New Boy

New Boy (Hogarth Shakespeare)New Boy by Tracy Chevalier

My rating: 3 of 5 stars

Osei (O-say-ee) is the new kid at the school. He has no affiliations to fall back on, no long term friendships that have been there always. He is new and stands out like a neon light. It is around the 1970’s in Washington DC. Osei has been to three other schools before this one, being the son of a diplomat from Ghana, living in places such as London and New York. He is polite and even a little formal in his conversation with Dee, the girl chosen to ‘look after him’ on this first day at school. From the start there is a special connection between the blonde, blue eyed girl and the dark black eyed boy. People around them sense the connection and either jealous or repulsed by it. In the space of one school day they will swing from intimacy to loathing at the instigation of the school yard bully. And we go from the beginning of friendship to horror in the playground.
This is a modern day take on Shakespeare’s play Othello, full of misunderstandings, treachery and love. The age of the children involved is around twelve years of age, with all the melodrama that goes with being a preteen.
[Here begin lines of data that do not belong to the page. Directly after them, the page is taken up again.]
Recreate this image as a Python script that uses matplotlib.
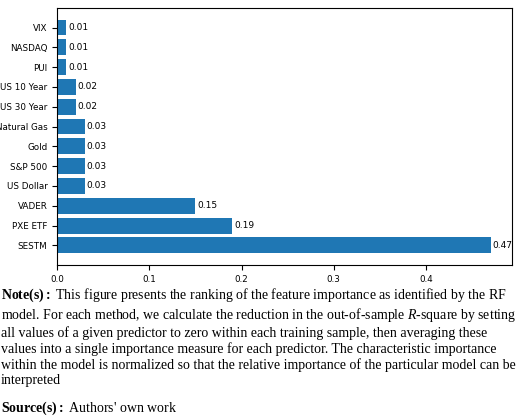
import matplotlib
matplotlib.use("Agg")
from matplotlib import pyplot as plt

plt.rcParams["mathtext.fontset"] = "custom"
plt.rcParams["mathtext.rm"] = "Liberation Serif"
plt.rcParams["mathtext.bf"] = "Liberation Serif:bold"
plt.rcParams["mathtext.it"] = "Liberation Serif:italic"

features = ["SESTM", "PXE ETF", "VADER", "US Dollar", "S&P 500", "Gold",
            "Natural Gas", "US 30 Year", "US 10 Year", "PUI", "NASDAQ", "VIX"]
importance = [0.47, 0.19, 0.15, 0.03, 0.03, 0.03, 0.03, 0.02, 0.02, 0.01, 0.01, 0.01]

fig = plt.figure(figsize=(5.2, 4.18), dpi=100)
ax = fig.add_axes([0.11, 0.366, 0.875, 0.615])
bars = ax.barh(features, importance, color="#1f77b4")
for b, v in zip(bars, importance):
    ax.text(b.get_width() + 0.002, b.get_y() + b.get_height() / 2, f"{v:.2f}",
            va="center", ha="left", fontsize=6.5)
ax.tick_params(labelsize=6.3)

note = ("$\\bf{Note(s):}$ This figure presents the ranking of the feature importance as identified by the RF\n"
        "model. For each method, we calculate the reduction in the out-of-sample $R$-square by setting\n"
        "all values of a given predictor to zero within each training sample, then averaging these\n"
        "values into a single importance measure for each predictor. The characteristic importance\n"
        "within the model is normalized so that the relative importance of the particular model can be\n"
        "interpreted")
fig.text(0.002, 0.315, note, fontsize=10, family="Liberation Serif", va="top",
         linespacing=1.2)
fig.text(0.002, 0.045, "$\\bf{Source(s):}$ Authors' own work", fontsize=10,
         family="Liberation Serif", va="top")
fig.savefig("out.png", dpi=100)
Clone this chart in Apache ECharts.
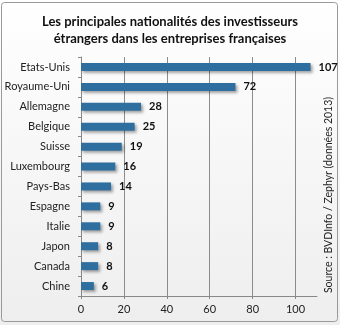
<!DOCTYPE html>
<html><head><meta charset="utf-8">
<script src="https://cdn.jsdelivr.net/npm/echarts@6/dist/echarts.min.js"></script>
<style>html,body{margin:0;padding:0;background:#fff}#c{width:340px;height:325px}</style>
</head><body><div id="c"></div>
<script>
var categories = ['Etats-Unis','Royaume-Uni','Allemagne','Belgique','Suisse','Luxembourg','Pays-Bas','Espagne','Italie','Japon','Canada','Chine'];
var values = [107,72,28,25,19,16,14,9,9,8,8,6];
var xTicks = [0,20,40,60,80,100];
var titleText = 'Les principales nationalités des investisseurs\nétrangers dans les entreprises françaises';
var sourceText = 'Source : BVDInfo / Zephyr (données 2013)';

var font = 'Lato, "Open Sans", sans-serif';
var chart = echarts.init(document.getElementById('c'), null, {renderer:'canvas'});
chart.setOption({
  animation:false,
  backgroundColor:{type:'linear',x:0,y:0,x2:0,y2:1,colorStops:[{offset:0,color:'#ffffff'},{offset:1,color:'#eeeeee'}]},
  title:{text:titleText,left:'center',top:8,textStyle:{fontFamily:font,fontSize:13,fontWeight:'bold',color:'#111',lineHeight:17}},
  graphic:[
    {type:'rect',shape:{x:1.5,y:2.5,width:336,height:319,r:3},style:{fill:null,stroke:'#9a9a9a',lineWidth:1}},
    {type:'text',x:329,y:195,rotation:Math.PI/2,style:{text:sourceText,fontFamily:font,fontSize:10.5,fill:'#222',align:'center',verticalAlign:'middle'}}
  ],
  grid:{left:81,right:23,top:57,bottom:29,containLabel:false},
  xAxis:{type:'value',min:0,max:110,interval:20,
    axisLine:{show:true,lineStyle:{color:'#888'}},
    axisTick:{show:true,length:3,lineStyle:{color:'#888'}},
    axisLabel:{showMaxLabel:false,fontFamily:font,fontSize:11,color:'#222',margin:8,
      formatter:function(v){return xTicks.indexOf(v)>=0?String(v):'';}},
    splitLine:{show:true,lineStyle:{color:['#8c8c8c','#8c8c8c','#8c8c8c','#8c8c8c','#8c8c8c','#8c8c8c','rgba(0,0,0,0)'],width:1}}
  },
  yAxis:{type:'category',data:categories,inverse:true,
    axisLine:{show:true,lineStyle:{color:'#888'}},
    axisTick:{show:true,length:3,lineStyle:{color:'#888'}},
    axisLabel:{fontFamily:font,fontSize:11,color:'#222',margin:11}
  },
  series:[{type:'bar',data:values,barWidth:8,
    itemStyle:{color:'#2f6f9f',shadowColor:'rgba(0,0,0,0.35)',shadowBlur:3,shadowOffsetX:2,shadowOffsetY:2},
    label:{show:true,position:'right',distance:8,fontFamily:font,fontSize:11,fontWeight:'bold',color:'#111'}
  }]
});
</script></body></html>
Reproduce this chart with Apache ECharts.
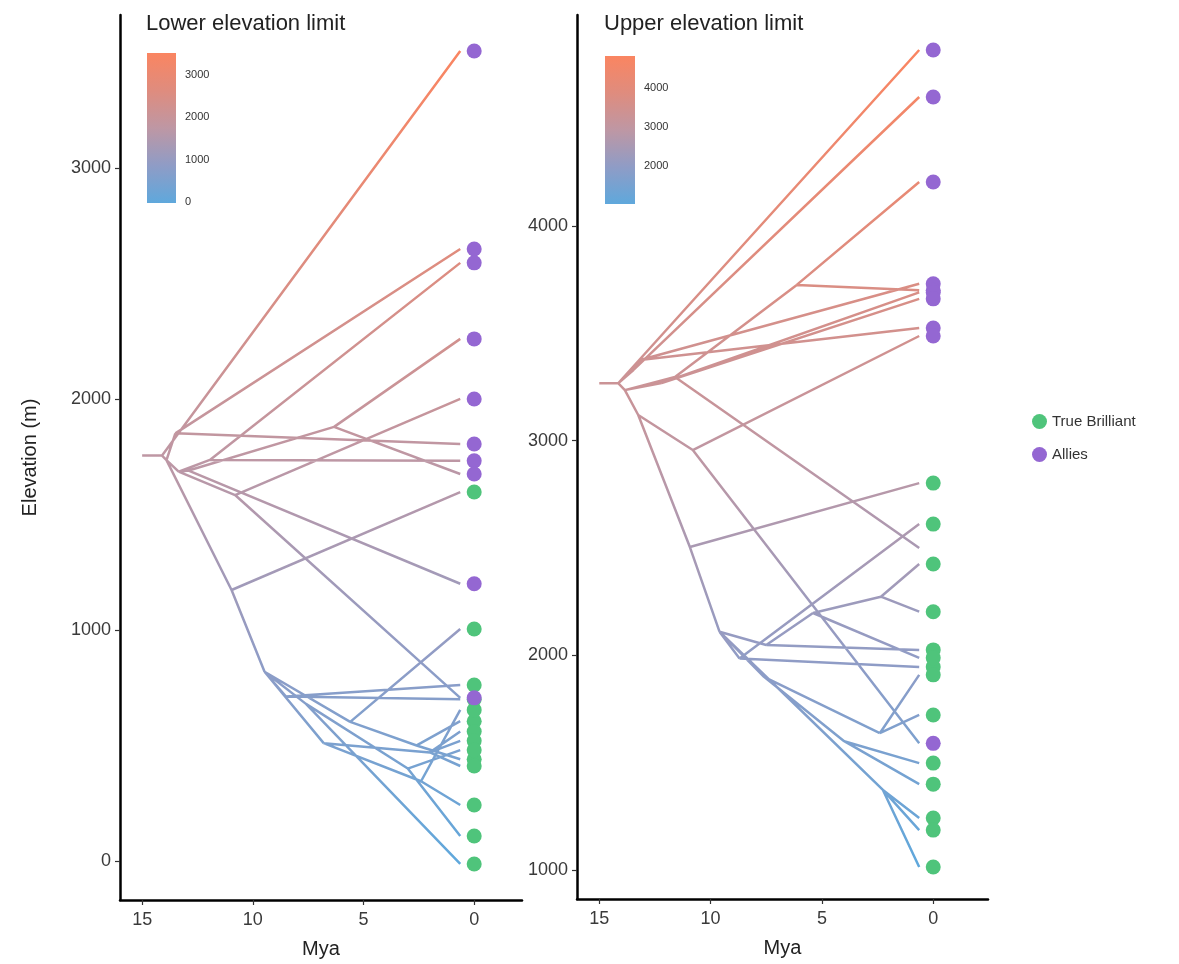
<!DOCTYPE html>
<html><head><meta charset="utf-8">
<script src="https://cdn.jsdelivr.net/npm/echarts@6/dist/echarts.min.js"></script>
<style>html,body{margin:0;padding:0;background:#fff}#c{width:1179px;height:964px}</style>
</head><body><div id="c"></div><script>
const FONT = '"Liberation Sans", Arial, sans-serif';
// ---- tick labels ----
const myaTicks = [0, 5, 10, 15];
const lowerYTicks = [0, 1000, 2000, 3000];
const upperYTicks = [1000, 2000, 3000, 4000];
const lowerBarTicks = [0, 1000, 2000, 3000];
const upperBarTicks = [2000, 3000, 4000];
const panelTitles = ['Lower elevation limit', 'Upper elevation limit'];
const groups = ['True Brilliant', 'Allies'];
const groupColors = ['#4FC47B', '#9467D2'];
const gradientColors = ['#5FA8DC', '#8F9CC6', '#BE97A4', '#DF8C7E', '#FA8561'];
const tipMya = 0.63;   // branch tips
const pointMya = 0;    // observed values
// ---- lower elevation limit tree: [node, parent, Mya, elevation] ----
const lowerNodes = [
  ['R', null, 15.0, 1755], ['N1', 'R', 14.1, 1755], ['M', 'N1', 13.9, 1735],
  ['A', 'M', 13.5, 1851], ['Q', 'M', 13.35, 1685], ['B', 'Q', 11.94, 1736],
  ['D', 'Q', 12.9, 1690], ['C', 'D', 6.33, 1879], ['E', 'Q', 10.8, 1584],
  ['H', 'M', 10.96, 1173], ['K', 'H', 9.47, 819], ['K1', 'K', 8.5, 712],
  ['K2', 'K', 5.6, 602], ['K6', 'K2', 2.6, 500], ['K3', 'K', 6.8, 510],
  ['K5', 'K3', 2.0, 470], ['K8', 'K3', 2.4, 345], ['K7', 'K', 7.6, 680],
  ['K9', 'K7', 3.0, 400]
];
// [parent, elevation, group index]
const lowerTips = [
  ['N1', 3506, 1], ['A', 2649, 1], ['A', 1805, 1], ['B', 2589, 1], ['B', 1732, 1],
  ['C', 2260, 1], ['C', 1675, 1], ['D', 1200, 1], ['E', 2000, 1], ['E', 706, 1],
  ['H', 1597, 0], ['K1', 762, 0], ['K1', 700, 0], ['K2', 1004, 0], ['K6', 605, 0],
  ['K6', 440, 0], ['K5', 560, 0], ['K5', 520, 0], ['K5', 411, 0], ['K8', 654, 0],
  ['K8', 242, 0], ['K9', 480, 0], ['K9', 108, 0], ['K7', -13, 0]
];
// ---- upper elevation limit tree ----
const upperNodes = [
  ['R', null, 15.0, 3267], ['N1', 'R', 14.15, 3267], ['U1', 'N1', 13.45, 3330],
  ['U2', 'U1', 13.17, 3375], ['M', 'N1', 13.85, 3235], ['U3', 'M', 11.6, 3296],
  ['U4', 'U3', 6.13, 3725], ['U8', 'M', 12.2, 3268], ['U5', 'M', 13.25, 3119],
  ['U6', 'U5', 10.8, 2956], ['H', 'U5', 10.93, 2504], ['T', 'H', 9.6, 2110],
  ['T1', 'T', 8.7, 1985], ['T2', 'T', 7.5, 2048], ['T3', 'T2', 5.4, 2197],
  ['T6', 'T3', 2.35, 2273], ['T4', 'T', 7.6, 1900], ['T7', 'T4', 2.4, 1637],
  ['T8', 'T4', 4.0, 1600], ['T9', 'T', 6.5, 1800], ['T10', 'T9', 2.26, 1373]
];
const upperTips = [
  ['N1', 4819, 1], ['U1', 4600, 1], ['U2', 3730, 1], ['U2', 3524, 1], ['U4', 4204, 1],
  ['U4', 3700, 1], ['U8', 3690, 1], ['U8', 3660, 1], ['U3', 2500, null], ['U6', 3487, 1],
  ['U6', 1590, 1], ['H', 2802, 0], ['T1', 2611, 0], ['T1', 1946, 0], ['T2', 2025, 0],
  ['T3', 1988, 0], ['T6', 2425, 0], ['T6', 2203, 0], ['T7', 1909, 0], ['T7', 1722, 0],
  ['T8', 1498, 0], ['T8', 1400, 0], ['T10', 1242, 0], ['T10', 1186, 0], ['T10', 1014, 0]
];

function branchData(nodes, tips) {
  const map = {};
  nodes.forEach(n => { map[n[0]] = n; });
  const out = [];
  nodes.forEach(n => {
    if (n[1] === null) return;
    const p = map[n[1]];
    out.push([p[2], p[3]], [n[2], n[3]], ['-', '-']);
  });
  tips.forEach(t => {
    const p = map[t[0]];
    out.push([p[2], p[3]], [tipMya, t[1]], ['-', '-']);
  });
  return out;
}
function pointData(tips, g) {
  return tips.filter(t => t[2] === g).map(t => [pointMya, t[1]]);
}
function range(nodes, tips) {
  const v = nodes.map(n => n[3]).concat(tips.map(t => t[1]));
  return [Math.min.apply(null, v), Math.max.apply(null, v)];
}
const lowerRange = range(lowerNodes, lowerTips);
const upperRange = range(upperNodes, upperTips);
const plain = v => String(v);

const chart = echarts.init(document.getElementById('c'), null, {renderer: 'canvas'});
const axisTxt = {color: '#3a3a3a', fontSize: 18, fontFamily: FONT, formatter: plain};
function xAx(idx, min) {
  return {
    type: 'value', gridIndex: idx, inverse: true, min: min, max: 16, position: 'bottom',
    name: 'Mya', nameLocation: 'middle', nameGap: 39,
    nameTextStyle: {color: '#222', fontSize: 20, fontFamily: FONT},
    axisLine: {onZero: false, lineStyle: {color: '#000', width: 2.5}},
    axisTick: {customValues: myaTicks, length: 5, lineStyle: {color: '#333', width: 1.2}},
    axisLabel: Object.assign({customValues: myaTicks, margin: 11}, axisTxt),
    splitLine: {show: false}
  };
}
function yAx(idx, min, max, ticks, name) {
  return {
    type: 'value', gridIndex: idx, min: min, max: max, position: 'left',
    name: name || '', nameLocation: 'middle', nameGap: 80, nameRotate: 90,
    nameTextStyle: {color: '#222', fontSize: 20, fontFamily: FONT},
    axisLine: {show: true, onZero: false, lineStyle: {color: '#000', width: 2.5}},
    axisTick: {show: true, customValues: ticks, length: 5, lineStyle: {color: '#333', width: 1.2}},
    axisLabel: Object.assign({customValues: ticks, margin: 9}, axisTxt),
    splitLine: {show: false}
  };
}
function barAxes(idx, rng, ticks) {
  return [
    {type: 'value', gridIndex: idx, min: 0, max: 1, show: false},
    {type: 'value', gridIndex: idx, min: rng[0], max: rng[1], position: 'right',
     axisLine: {show: false}, axisTick: {show: false}, splitLine: {show: false},
     axisLabel: {customValues: ticks, margin: 9, color: '#333', fontSize: 11, fontFamily: FONT, formatter: plain}}
  ];
}
const stops = gradientColors.map((c, i) => ({offset: 1 - i / (gradientColors.length - 1), color: c}));
function barSeries(idx, rng) {
  return {
    type: 'custom', xAxisIndex: idx, yAxisIndex: idx, silent: true,
    data: [[0, rng[0], rng[1]]], encode: {x: 0, y: [1, 2]},
    renderItem: function (params, api) {
      const p0 = api.coord([0, api.value(2)]);
      const p1 = api.coord([1, api.value(1)]);
      return {type: 'rect', shape: {x: p0[0], y: p0[1], width: p1[0] - p0[0], height: p1[1] - p0[1]},
        style: {fill: new echarts.graphic.LinearGradient(0, 0, 0, 1, stops)}};
    }
  };
}
const lb = barAxes(2, lowerRange, lowerBarTicks), ub = barAxes(3, upperRange, upperBarTicks);

const option = {
  animation: false,
  backgroundColor: '#fff',
  title: [
    {text: panelTitles[0], left: 141, top: 8, textStyle: {fontSize: 22, fontWeight: 'normal', color: '#222', fontFamily: FONT}},
    {text: panelTitles[1], left: 599, top: 8, textStyle: {fontSize: 22, fontWeight: 'normal', color: '#222', fontFamily: FONT}}
  ],
  grid: [
    {left: 120, top: 15, width: 402, height: 885},
    {left: 577, top: 15, width: 411, height: 884},
    {left: 147, top: 53, width: 29, height: 150},
    {left: 605, top: 56, width: 30, height: 148}
  ],
  xAxis: [xAx(0, -2.16), xAx(1, -2.46), lb[0], ub[0]],
  yAxis: [yAx(0, -169, 3662, lowerYTicks, 'Elevation (m)'), yAx(1, 865, 4982, upperYTicks), lb[1], ub[1]],
  visualMap: [
    {type: 'continuous', show: false, seriesIndex: 0, dimension: 1, min: lowerRange[0], max: lowerRange[1], inRange: {color: gradientColors}},
    {type: 'continuous', show: false, seriesIndex: 1, dimension: 1, min: upperRange[0], max: upperRange[1], inRange: {color: gradientColors}}
  ],
  legend: {
    data: groups, orient: 'vertical', left: 1027, top: 409, itemGap: 18,
    icon: 'circle', itemWidth: 15, itemHeight: 15,
    textStyle: {fontSize: 15, color: '#333', fontFamily: FONT}
  },
  series: [
    {type: 'line', xAxisIndex: 0, yAxisIndex: 0, data: branchData(lowerNodes, lowerTips), showSymbol: false, connectNulls: false, lineStyle: {width: 2.5}, silent: true, z: 2},
    {type: 'line', xAxisIndex: 1, yAxisIndex: 1, data: branchData(upperNodes, upperTips), showSymbol: false, connectNulls: false, lineStyle: {width: 2.5}, silent: true, z: 2},
    {type: 'scatter', name: groups[0], xAxisIndex: 0, yAxisIndex: 0, data: pointData(lowerTips, 0), symbolSize: 15, itemStyle: {color: groupColors[0], opacity: 1}, z: 3},
    {type: 'scatter', name: groups[1], xAxisIndex: 0, yAxisIndex: 0, data: pointData(lowerTips, 1), symbolSize: 15, itemStyle: {color: groupColors[1], opacity: 1}, z: 3},
    {type: 'scatter', name: groups[0], xAxisIndex: 1, yAxisIndex: 1, data: pointData(upperTips, 0), symbolSize: 15, itemStyle: {color: groupColors[0], opacity: 1}, z: 3},
    {type: 'scatter', name: groups[1], xAxisIndex: 1, yAxisIndex: 1, data: pointData(upperTips, 1), symbolSize: 15, itemStyle: {color: groupColors[1], opacity: 1}, z: 3},
    barSeries(2, lowerRange),
    barSeries(3, upperRange)
  ]
};
chart.setOption(option);
</script></body></html>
Refrains from childhood songs litter the story, reminding the reader that this drama is taking place in a school. The piece is snappy and sharp. It moves briskly along. Allegiances are made and broken in the blink of an eye. Somehow Chevalier is able to maintain the innocence of childhood along with the filth of adolescence.
Confronting, shocking and full of grief, this book will leave a mark on the modern reader who is too young to know of such open racism. The only problem I had with this book was the age range of the children. Perhaps it is my age showing, or my lack of memory for the age itself, but I had a hard time believing these were twelve year olds. Undoubtedly I was a know it all at that age, but I had a good dose of innocence too, and it hard to read about children so calculating, although I do remember the rumours and stories about different kids and what they were doing. Maybe this isn’t so far-fetched as I wish it was.